Selon le chercheur, les résultats de son modèle sont encourageants. Le modèle a correctement identifié :

  • la peur, le souci ou l’inquiétude dans 82 % des cas;
  • l’indifférence dans 78 % des cas;
  • la tristesse dans 77 % des cas;
  • la colère dans 72 % des cas.

Le modèle a été très efficace dans la reconnaissance des segments enregistrés par des comédiennes et comédiens, son taux d’exactitude allant de 78 % pour la tristesse à 100 % pour la colère.

Notre modèle est plus efficace que les autres modèles qui sont développés par d’autres chercheurs, et nous travaillons toujours à l’améliorer. C’est un travail continu, puisque c’est important d’avoir plus de données pour être plus précis, insiste le chercheur.

Le modèle est toujours au stade de prototype et n’est pas utilisé dans les centres d’appels. Et pour y parvenir, des investissements financiers seront nécessaires pour peaufiner l’outil et créer un tableau de bord fiable.

La recherche et la production d’un outil prêt pour les centres d’appels sont deux mondes différents. Implanter un modèle comme le nôtre nécessite un investissement important dans l’intelligence artificielle.

Une citation de Alaa Nfissi, doctorant à l’Université Concordia

Le chercheur estime que si un financement adéquat était obtenu prochainement, le modèle pourrait parvenir aux centres d’appel dans un an ou deux.

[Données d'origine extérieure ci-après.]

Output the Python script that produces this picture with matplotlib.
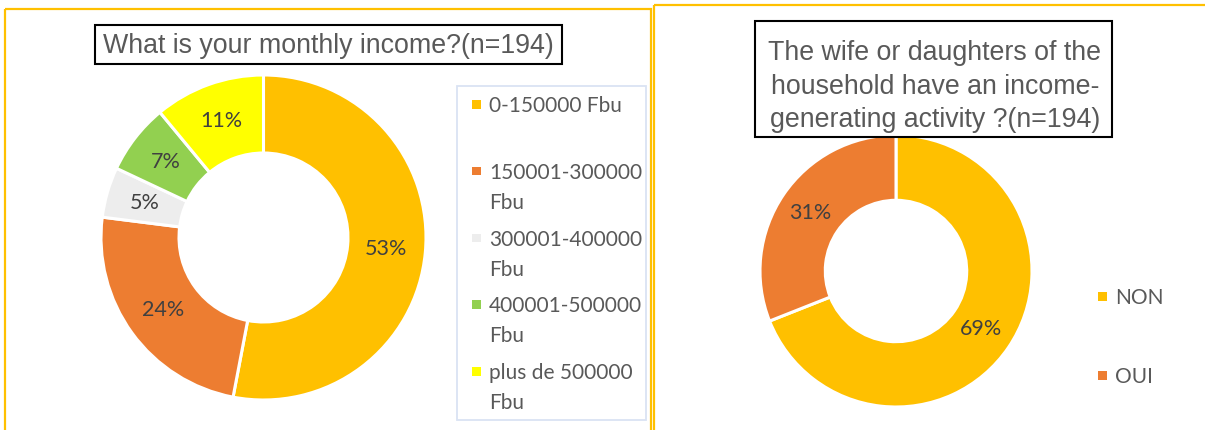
import textwrap
import matplotlib.pyplot as plt
from matplotlib.patches import Rectangle

W, H = 1205, 430

# data
income_labels = ['0-150000 Fbu', '150001-300000 Fbu', '300001-400000 Fbu',
                 '400001-500000 Fbu', 'plus de 500000 Fbu']
income_pct = [53, 24, 5, 7, 11]
activity_labels = ['NON', 'OUI']
activity_pct = [69, 31]

income_title = 'What is your monthly income?(n=194)'
activity_title = ['The wife or daughters of the',
                  'household have an income-',
                  'generating activity ?(n=194)']

income_colors = ['#FFC000', '#ED7D31', '#EDEDED', '#92D050', '#FFFF00']
activity_colors = ['#FFC000', '#ED7D31']

LABEL_FONT = 'Lato'
TITLE_FONT = 'Liberation Sans'
GOLD = '#FFC000'

fig = plt.figure(figsize=(W / 100, H / 100), dpi=100)


def donut(cx, cy, r, values, colors):
    """Draw a donut centred at pixel (cx, cy) with outer radius r."""
    pad = 1.05
    s = r * pad
    ax = fig.add_axes([(cx - s) / W, 1 - (cy + s) / H, 2 * s / W, 2 * s / H])
    ax.pie(values, colors=colors, startangle=90, counterclock=False,
           radius=1, autopct=lambda p: '{:.0f}%'.format(p), pctdistance=0.76,
           wedgeprops=dict(width=0.48, edgecolor='white', linewidth=2.2),
           textprops=dict(family=LABEL_FONT, fontsize=15.5, color='#404040'))
    ax.set_xlim(-pad, pad)
    ax.set_ylim(-pad, pad)
    ax.set_aspect('equal')
    return ax


donut(263.5, 237.5, 162.5, income_pct, income_colors)
donut(896, 271, 136, activity_pct, activity_colors)

# overlay in pixel coordinates for boxes, titles and legends
ov = fig.add_axes([0, 0, 1, 1], zorder=5)
ov.set_xlim(0, W)
ov.set_ylim(H, 0)
ov.axis('off')
ov.patch.set_alpha(0)

# panel borders
ov.add_patch(Rectangle((5, 9), 646, 430, fill=False, edgecolor=GOLD, lw=1.6))
ov.add_patch(Rectangle((654, 5), 560, 430, fill=False, edgecolor=GOLD, lw=1.6))

# titles
ov.add_patch(Rectangle((95, 25), 467, 39, facecolor='white', edgecolor='black', lw=1.5))
ov.text(328, 53, income_title, ha='center', va='baseline',
        family=TITLE_FONT, fontsize=19.3, color='#595959')

ov.add_patch(Rectangle((755, 21), 357, 116, facecolor='white', edgecolor='black', lw=1.5))
for i, line in enumerate(activity_title):
    ov.text(935, 60 + i * 33.5, line, ha='center', va='baseline',
            family=TITLE_FONT, fontsize=19.3, color='#595959')

# legend of the income donut
ov.add_patch(Rectangle((457, 86), 189, 334, fill=False, edgecolor='#DAE3F3', lw=1.3))
for i, (lab, col) in enumerate(zip(income_labels, income_colors)):
    base = 112 + i * 66.8
    ov.add_patch(Rectangle((472, base - 12), 8.5, 8.5, facecolor=col, edgecolor='none'))
    lines = textwrap.wrap(lab, 14, break_on_hyphens=False)
    for j, line in enumerate(lines):
        ov.text(489, base + j * 30, line, ha='left', va='baseline',
                family=LABEL_FONT, fontsize=15, color='#595959')

# legend of the activity donut
for i, (lab, col) in enumerate(zip(activity_labels, activity_colors)):
    base = 304 + i * 79
    ov.add_patch(Rectangle((1098, base - 12), 8.5, 8.5, facecolor=col, edgecolor='none'))
    ov.text(1115, base, lab, ha='left', va='baseline',
            family=LABEL_FONT, fontsize=15, color='#595959')

fig.savefig('out.png', dpi=100)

Le modèle d’Alaa Nfissi a été présenté pour la première fois en février 2024, lors du 18e congrès de l’IEEE (Nouvelle fenêtre) (International Conference on Semantic Computing), qui se tenait à Laguna Hills, en Californie.

Photo d'un téléphone cellulaire où l'on compose le numéro 988.

Le modèle d'IA pourrait parvenir aux centres d’appel dans un an ou deux.

Photo : Radio-Canada / Kheira Morellon

Des défis

L'utilisation de l'intelligence artificielle pour la reconnaissance des émotions vocales comporte des défis, tels que la protection de la vie privée et le risque de biais, estime l’ingénieur.

Le risque de biais dans l'intelligence artificielle se réfère à la tendance des systèmes d’apprentissage profond à développer des préjugés qui peuvent provenir des données sur lesquelles ils sont entraînés.

Si les données contiennent des représentations inégales ou stéréotypées de certains groupes de personnes, l'IA pourrait être moins précise pour ces groupes. Par exemple, si un système est majoritairement entraîné avec des voix de certaines régions ou groupes ethniques, il pourrait être moins capable de reconnaître correctement les émotions exprimées par des personnes d'autres régions ou origines. Cela peut entraîner une discrimination involontaire et affecter l'équité de l'application de la technologie.

Une citation de Alaa Nfissi, doctorant à l'Université Concordia

Il est donc essentiel d'adopter des mesures de protection des données et de surveiller attentivement les biais pour exploiter au mieux ces technologies tout en respectant les normes éthiques et légales, ajoute Alaa Nfissi, qui insiste sur le fait que l'IA offre aussi des occasions significatives pour améliorer la communication et l'interaction humaine.

D’autres utilisations

L’analyse de la parole au moyen d’un outil d’intelligence artificielle pourra aussi être utile dans de nombreux domaines, dont dans les services à la clientèle téléphoniques ou dans l’enseignement à distance.

C’est vraiment un domaine très vaste de recherche que l’on peut appliquer dans plusieurs aspects de la société, conclut Alaa Nfissi.